** SUPPLIED INFORMATION **
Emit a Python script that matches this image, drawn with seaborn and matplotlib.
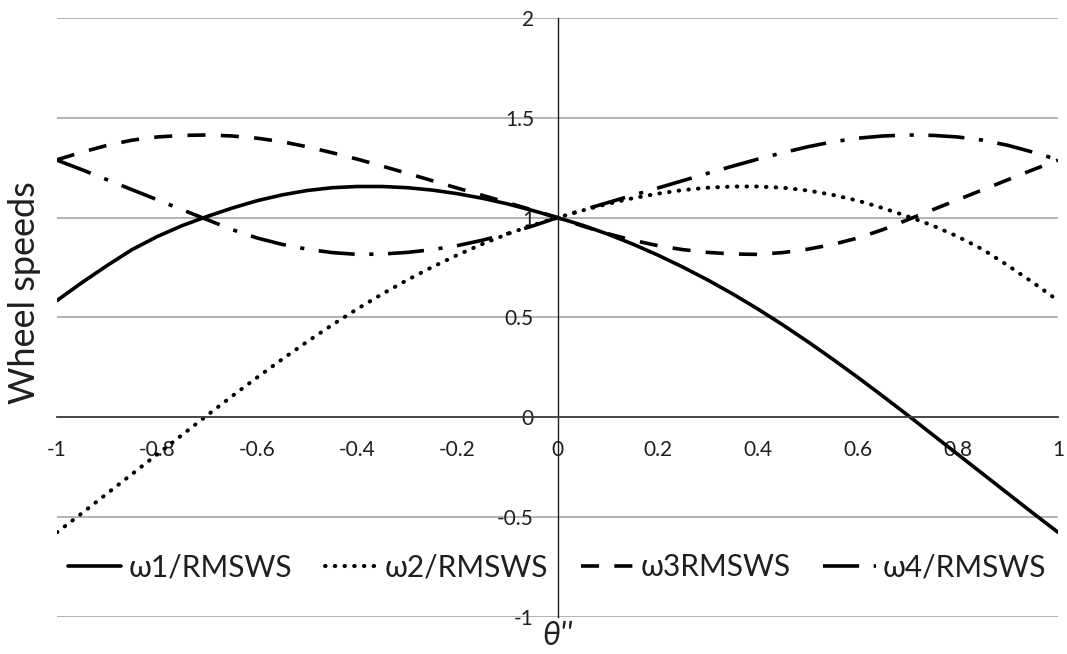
import numpy as np
import pandas as pd
import matplotlib
matplotlib.use("Agg")
import matplotlib.pyplot as plt
import seaborn as sns

# ---- data ----
theta = [-1.00, -0.95, -0.90, -0.85, -0.80, -0.75, -0.70, -0.65, -0.60, -0.55,
         -0.50, -0.45, -0.40, -0.35, -0.30, -0.25, -0.20, -0.15, -0.10, -0.05,
         0.00, 0.05, 0.10, 0.15, 0.20, 0.25, 0.30, 0.35, 0.40, 0.45,
         0.50, 0.55, 0.60, 0.65, 0.70, 0.75, 0.80, 0.85, 0.90, 0.95, 1.00]

w1 = [0.585, 0.675, 0.760, 0.840, 0.905, 0.960, 1.006, 1.048, 1.085, 1.114,
      1.136, 1.150, 1.156, 1.156, 1.150, 1.138, 1.120, 1.097, 1.069, 1.036,
      1.000, 0.962, 0.918, 0.868, 0.813, 0.753, 0.688, 0.618, 0.543, 0.463,
      0.379, 0.291, 0.200, 0.106, 0.010, -0.088, -0.186, -0.284, -0.382, -0.480, -0.576]

w2 = [-0.576, -0.480, -0.382, -0.284, -0.186, -0.088, 0.010, 0.106, 0.200, 0.291,
      0.379, 0.463, 0.543, 0.618, 0.688, 0.753, 0.813, 0.868, 0.918, 0.962,
      1.000, 1.036, 1.069, 1.097, 1.120, 1.138, 1.150, 1.156, 1.156, 1.150,
      1.136, 1.114, 1.085, 1.048, 1.006, 0.960, 0.905, 0.840, 0.760, 0.675, 0.585]

w3 = [1.290, 1.328, 1.362, 1.388, 1.404, 1.412, 1.414, 1.409, 1.398, 1.380,
      1.355, 1.325, 1.293, 1.258, 1.222, 1.185, 1.148, 1.112, 1.075, 1.038,
      1.000, 0.958, 0.920, 0.887, 0.860, 0.840, 0.826, 0.818, 0.816, 0.825,
      0.842, 0.866, 0.898, 0.940, 0.990, 1.040, 1.090, 1.140, 1.190, 1.240, 1.288]

w4 = [1.288, 1.240, 1.190, 1.140, 1.090, 1.040, 0.990, 0.940, 0.898, 0.866,
      0.842, 0.825, 0.816, 0.818, 0.826, 0.840, 0.860, 0.887, 0.920, 0.958,
      1.000, 1.038, 1.075, 1.112, 1.148, 1.185, 1.222, 1.258, 1.293, 1.325,
      1.355, 1.380, 1.398, 1.409, 1.414, 1.412, 1.404, 1.388, 1.362, 1.328, 1.290]

series_labels = ["ω1/RMSWS", "ω2/RMSWS", "ω3RMSWS", "ω4/RMSWS"]
x_ticks = [-1, -0.8, -0.6, -0.4, -0.2, 0, 0.2, 0.4, 0.6, 0.8, 1]
x_tick_labels = ["-1", "-0.8", "-0.6", "-0.4", "-0.2", "0", "0.2", "0.4", "0.6", "0.8", "1"]
y_ticks = [-1, -0.5, 0, 0.5, 1, 1.5, 2]
y_tick_labels = ["-1", "-0.5", "0", "0.5", "1", "1.5", "2"]
x_label = "θ''"
y_label = "Wheel speeds"

# ---- styling ----
sns.set_theme(style="white")
plt.rcParams["font.family"] = ["Lato", "DejaVu Sans"]
plt.rcParams["lines.scale_dashes"] = False

text_color = "#1f1f1f"
fig = plt.figure(figsize=(10.67, 6.54), dpi=100)
ax = fig.add_axes([0.0534, 0.0566, 0.9382, 0.9159])

df = pd.DataFrame({"theta": theta, "w1": w1, "w2": w2, "w3": w3, "w4": w4})

styles = [
    dict(linestyle="-", linewidth=2.6),
    dict(linestyle=(0, (0.4, 6.6)), linewidth=2.9, dash_capstyle="round"),
    dict(linestyle=(0, (13, 11)), linewidth=2.6, dash_capstyle="butt"),
    dict(linestyle=(0, (26, 10.5, 3, 10.5)), linewidth=2.6, dash_capstyle="butt"),
]
for col, lab, st in zip(["w1", "w2", "w3", "w4"], series_labels, styles):
    sns.lineplot(data=df, x="theta", y=col, ax=ax, color="black",
                 label=lab, sort=False, **st)

ax.set_xlim(-1, 1)
ax.set_ylim(-1, 2)

ax.set_xticks(x_ticks)
ax.set_xticklabels(x_tick_labels)
ax.set_yticks(y_ticks)
ax.set_yticklabels(y_tick_labels)

for s in ["top", "right"]:
    ax.spines[s].set_visible(False)
ax.spines["left"].set_position(("data", 0))
ax.spines["bottom"].set_position(("data", 0))
ax.spines["left"].set_color("#1a1a1a")
ax.spines["left"].set_linewidth(1.0)
ax.spines["bottom"].set_color("#404040")
ax.spines["bottom"].set_linewidth(1.3)

ax.yaxis.grid(True, color="#a6a6a6", linewidth=1.2)
ax.xaxis.grid(False)
ax.set_axisbelow(True)

ax.tick_params(axis="both", length=0, labelsize=15, labelcolor=text_color)
ax.tick_params(axis="x", pad=16)
ax.tick_params(axis="y", pad=17)

ax.set_xlabel("")
ax.set_ylabel("")
fig.text(0.0234, 0.553, y_label, rotation=90, ha="center", va="center",
         fontsize=26, color=text_color)
fig.text(0.522, 0.028, x_label, ha="center", va="center", fontsize=23,
         style="italic", color=text_color)

leg = ax.legend(loc="center", bbox_to_anchor=(0.5, 0.083), ncol=4,
                frameon=False, fontsize=21.5, handlelength=1.75,
                handletextpad=0.25, columnspacing=1.1, labelcolor=text_color)

fig.savefig("out.png", dpi=100)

** GIVEN EXERCISE **
Every line from the top of the material above through the line with "1.362, 1.328, 1.290]" should be duplicated exactly, please; leave out the pictures.

** THE SOLUTION **
Emit a Python script that matches this image, drawn with seaborn and matplotlib.
import numpy as np
import pandas as pd
import matplotlib
matplotlib.use("Agg")
import matplotlib.pyplot as plt
import seaborn as sns

# ---- data ----
theta = [-1.00, -0.95, -0.90, -0.85, -0.80, -0.75, -0.70, -0.65, -0.60, -0.55,
         -0.50, -0.45, -0.40, -0.35, -0.30, -0.25, -0.20, -0.15, -0.10, -0.05,
         0.00, 0.05, 0.10, 0.15, 0.20, 0.25, 0.30, 0.35, 0.40, 0.45,
         0.50, 0.55, 0.60, 0.65, 0.70, 0.75, 0.80, 0.85, 0.90, 0.95, 1.00]

w1 = [0.585, 0.675, 0.760, 0.840, 0.905, 0.960, 1.006, 1.048, 1.085, 1.114,
      1.136, 1.150, 1.156, 1.156, 1.150, 1.138, 1.120, 1.097, 1.069, 1.036,
      1.000, 0.962, 0.918, 0.868, 0.813, 0.753, 0.688, 0.618, 0.543, 0.463,
      0.379, 0.291, 0.200, 0.106, 0.010, -0.088, -0.186, -0.284, -0.382, -0.480, -0.576]

w2 = [-0.576, -0.480, -0.382, -0.284, -0.186, -0.088, 0.010, 0.106, 0.200, 0.291,
      0.379, 0.463, 0.543, 0.618, 0.688, 0.753, 0.813, 0.868, 0.918, 0.962,
      1.000, 1.036, 1.069, 1.097, 1.120, 1.138, 1.150, 1.156, 1.156, 1.150,
      1.136, 1.114, 1.085, 1.048, 1.006, 0.960, 0.905, 0.840, 0.760, 0.675, 0.585]

w3 = [1.290, 1.328, 1.362, 1.388, 1.404, 1.412, 1.414, 1.409, 1.398, 1.380,
      1.355, 1.325, 1.293, 1.258, 1.222, 1.185, 1.148, 1.112, 1.075, 1.038,
      1.000, 0.958, 0.920, 0.887, 0.860, 0.840, 0.826, 0.818, 0.816, 0.825,
      0.842, 0.866, 0.898, 0.940, 0.990, 1.040, 1.090, 1.140, 1.190, 1.240, 1.288]

w4 = [1.288, 1.240, 1.190, 1.140, 1.090, 1.040, 0.990, 0.940, 0.898, 0.866,
      0.842, 0.825, 0.816, 0.818, 0.826, 0.840, 0.860, 0.887, 0.920, 0.958,
      1.000, 1.038, 1.075, 1.112, 1.148, 1.185, 1.222, 1.258, 1.293, 1.325,
      1.355, 1.380, 1.398, 1.409, 1.414, 1.412, 1.404, 1.388, 1.362, 1.328, 1.290]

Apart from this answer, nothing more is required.